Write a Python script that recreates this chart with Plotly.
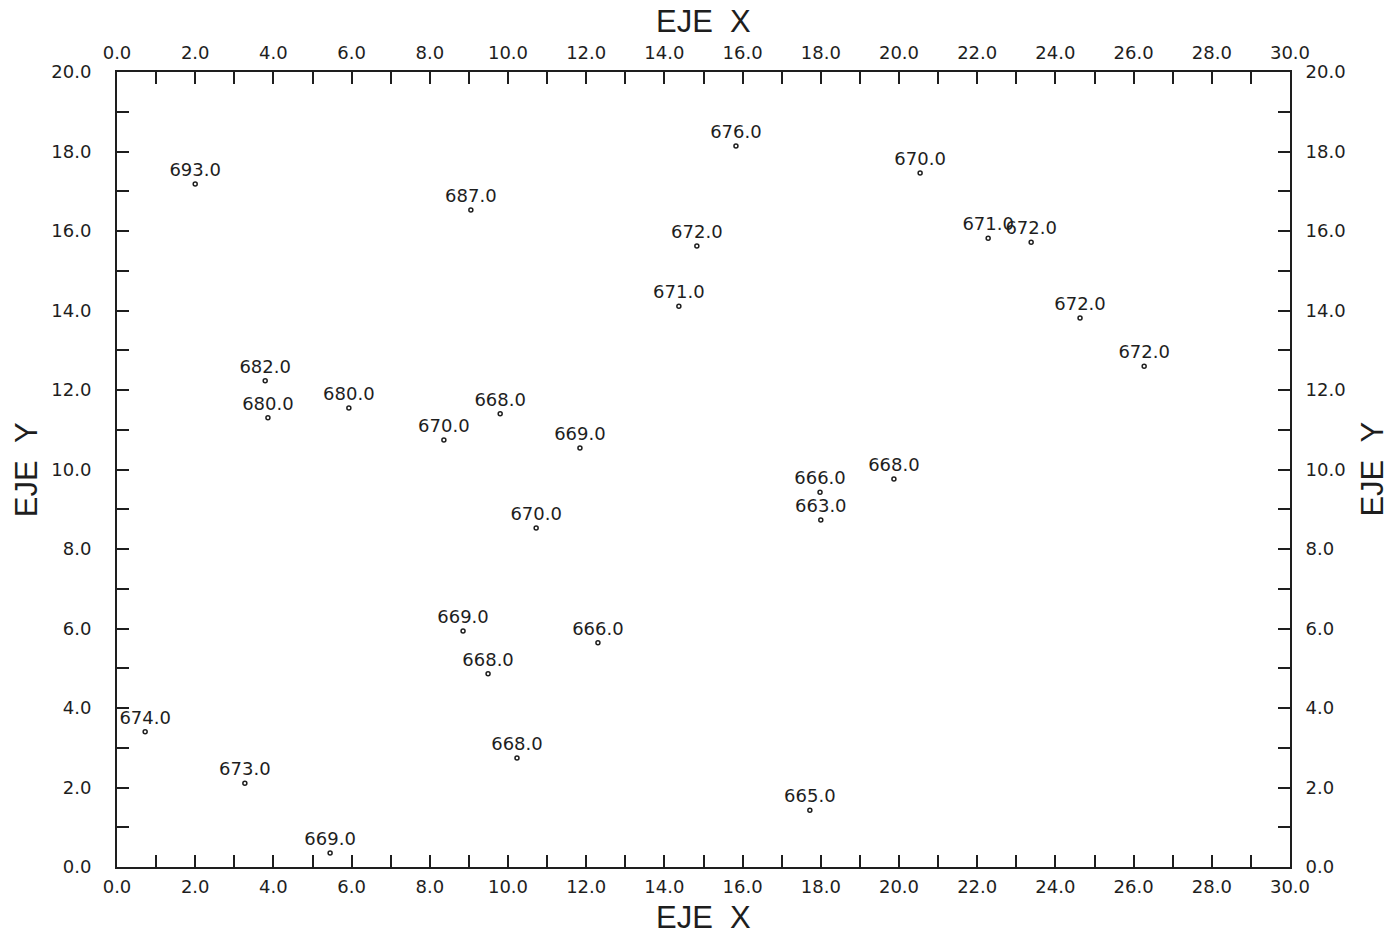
import plotly.graph_objects as go

# Station coordinates and measured values
x_vals = [2.0, 9.05, 15.83, 20.54, 14.83, 14.37, 22.28, 23.38, 24.63, 26.27,
          3.79, 3.86, 5.93, 8.36, 9.80, 11.84, 10.72, 17.98, 18.0, 19.87,
          8.85, 12.30, 9.49, 0.72, 3.27, 10.23, 17.72, 5.45]
y_vals = [17.18, 16.53, 18.14, 17.46, 15.62, 14.11, 15.82, 15.72, 13.81, 12.60,
          12.23, 11.30, 11.55, 10.74, 11.40, 10.54, 8.53, 9.43, 8.73, 9.76,
          5.94, 5.64, 4.86, 3.40, 2.11, 2.74, 1.43, 0.35]
values = [693.0, 687.0, 676.0, 670.0, 672.0, 671.0, 671.0, 672.0, 672.0, 672.0,
          682.0, 680.0, 680.0, 670.0, 668.0, 669.0, 670.0, 666.0, 663.0, 668.0,
          669.0, 666.0, 668.0, 674.0, 673.0, 668.0, 665.0, 669.0]

x_ticks = list(range(0, 31, 2))
y_ticks = list(range(0, 21, 2))

INK = "#1e1e1e"
FONT = "DejaVu Sans"
TITLE_FONT = "Liberation Sans"

fig = go.Figure()
fig.add_trace(go.Scatter(
    x=x_vals, y=y_vals,
    mode="markers+text",
    text=[f"{v:.1f}" for v in values],
    textposition="top center",
    textfont=dict(family=FONT, size=18, color=INK),
    marker=dict(symbol="circle-open", size=4, color=INK, line=dict(width=1.5)),
    cliponaxis=False,
    showlegend=False,
))
# companion trace that binds the top and right axes
fig.add_trace(go.Scatter(x=[None], y=[None], xaxis="x2", yaxis="y2",
                         mode="markers", showlegend=False))

axis_common = dict(
    showline=True, linecolor=INK, linewidth=2,
    ticks="inside", ticklen=12, tickwidth=1.5, tickcolor=INK,
    tickformat=".1f", showgrid=False, zeroline=False,
    tickfont=dict(family=FONT, size=18, color=INK),
    minor=dict(dtick=1, ticks="inside", ticklen=12, tickwidth=1.5, tickcolor=INK),
)

fig.update_layout(
    width=1398, height=936,
    margin=dict(l=117, r=108, t=72, b=69),
    paper_bgcolor="white", plot_bgcolor="white",
    xaxis=dict(range=[0, 30], tickvals=x_ticks, side="bottom", anchor="y",
               ticklabelstandoff=2, **axis_common),
    yaxis=dict(range=[0, 20], tickvals=y_ticks, side="left", anchor="x",
               ticklabelstandoff=20, **axis_common),
    xaxis2=dict(range=[0, 30], tickvals=x_ticks, side="top", overlaying="x",
                anchor="y", ticklabelstandoff=4, **axis_common),
    yaxis2=dict(range=[0, 20], tickvals=y_ticks, side="right", overlaying="y",
                anchor="x", ticklabelstandoff=10, **axis_common),
)

# axis titles on all four sides
title_font = dict(family=TITLE_FONT, size=31, color=INK)
xt = "EJE\u00a0\u00a0X"
yt = "EJE\u00a0\u00a0Y"
for x, y, txt, ang in [(0.5, -0.063, xt, 0), (0.5, 1.063, xt, 0),
                       (-0.077, 0.5, yt, -90), (1.07, 0.5, yt, -90)]:
    fig.add_annotation(x=x, y=y, xref="paper", yref="paper", text=txt,
                       textangle=ang, showarrow=False, font=title_font,
                       xanchor="center", yanchor="middle")

fig.write_html("out.html")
*-*-*
> _Given request_: Repeat the listing in full and exactly. Leave any pictures out.

> _Result_:
Write a Python script that recreates this chart with Plotly.
import plotly.graph_objects as go

# Station coordinates and measured values
x_vals = [2.0, 9.05, 15.83, 20.54, 14.83, 14.37, 22.28, 23.38, 24.63, 26.27,
          3.79, 3.86, 5.93, 8.36, 9.80, 11.84, 10.72, 17.98, 18.0, 19.87,
          8.85, 12.30, 9.49, 0.72, 3.27, 10.23, 17.72, 5.45]
y_vals = [17.18, 16.53, 18.14, 17.46, 15.62, 14.11, 15.82, 15.72, 13.81, 12.60,
          12.23, 11.30, 11.55, 10.74, 11.40, 10.54, 8.53, 9.43, 8.73, 9.76,
          5.94, 5.64, 4.86, 3.40, 2.11, 2.74, 1.43, 0.35]
values = [693.0, 687.0, 676.0, 670.0, 672.0, 671.0, 671.0, 672.0, 672.0, 672.0,
          682.0, 680.0, 680.0, 670.0, 668.0, 669.0, 670.0, 666.0, 663.0, 668.0,
          669.0, 666.0, 668.0, 674.0, 673.0, 668.0, 665.0, 669.0]

x_ticks = list(range(0, 31, 2))
y_ticks = list(range(0, 21, 2))

INK = "#1e1e1e"
FONT = "DejaVu Sans"
TITLE_FONT = "Liberation Sans"

fig = go.Figure()
fig.add_trace(go.Scatter(
    x=x_vals, y=y_vals,
    mode="markers+text",
    text=[f"{v:.1f}" for v in values],
    textposition="top center",
    textfont=dict(family=FONT, size=18, color=INK),
    marker=dict(symbol="circle-open", size=4, color=INK, line=dict(width=1.5)),
    cliponaxis=False,
    showlegend=False,
))
# companion trace that binds the top and right axes
fig.add_trace(go.Scatter(x=[None], y=[None], xaxis="x2", yaxis="y2",
                         mode="markers", showlegend=False))

axis_common = dict(
    showline=True, linecolor=INK, linewidth=2,
    ticks="inside", ticklen=12, tickwidth=1.5, tickcolor=INK,
    tickformat=".1f", showgrid=False, zeroline=False,
    tickfont=dict(family=FONT, size=18, color=INK),
    minor=dict(dtick=1, ticks="inside", ticklen=12, tickwidth=1.5, tickcolor=INK),
)

fig.update_layout(
    width=1398, height=936,
    margin=dict(l=117, r=108, t=72, b=69),
    paper_bgcolor="white", plot_bgcolor="white",
    xaxis=dict(range=[0, 30], tickvals=x_ticks, side="bottom", anchor="y",
               ticklabelstandoff=2, **axis_common),
    yaxis=dict(range=[0, 20], tickvals=y_ticks, side="left", anchor="x",
               ticklabelstandoff=20, **axis_common),
    xaxis2=dict(range=[0, 30], tickvals=x_ticks, side="top", overlaying="x",
                anchor="y", ticklabelstandoff=4, **axis_common),
    yaxis2=dict(range=[0, 20], tickvals=y_ticks, side="right", overlaying="y",
                anchor="x", ticklabelstandoff=10, **axis_common),
)

# axis titles on all four sides
title_font = dict(family=TITLE_FONT, size=31, color=INK)
xt = "EJE\u00a0\u00a0X"
yt = "EJE\u00a0\u00a0Y"
for x, y, txt, ang in [(0.5, -0.063, xt, 0), (0.5, 1.063, xt, 0),
                       (-0.077, 0.5, yt, -90), (1.07, 0.5, yt, -90)]:
    fig.add_annotation(x=x, y=y, xref="paper", yref="paper", text=txt,
                       textangle=ang, showarrow=False, font=title_font,
                       xanchor="center", yanchor="middle")

fig.write_html("out.html")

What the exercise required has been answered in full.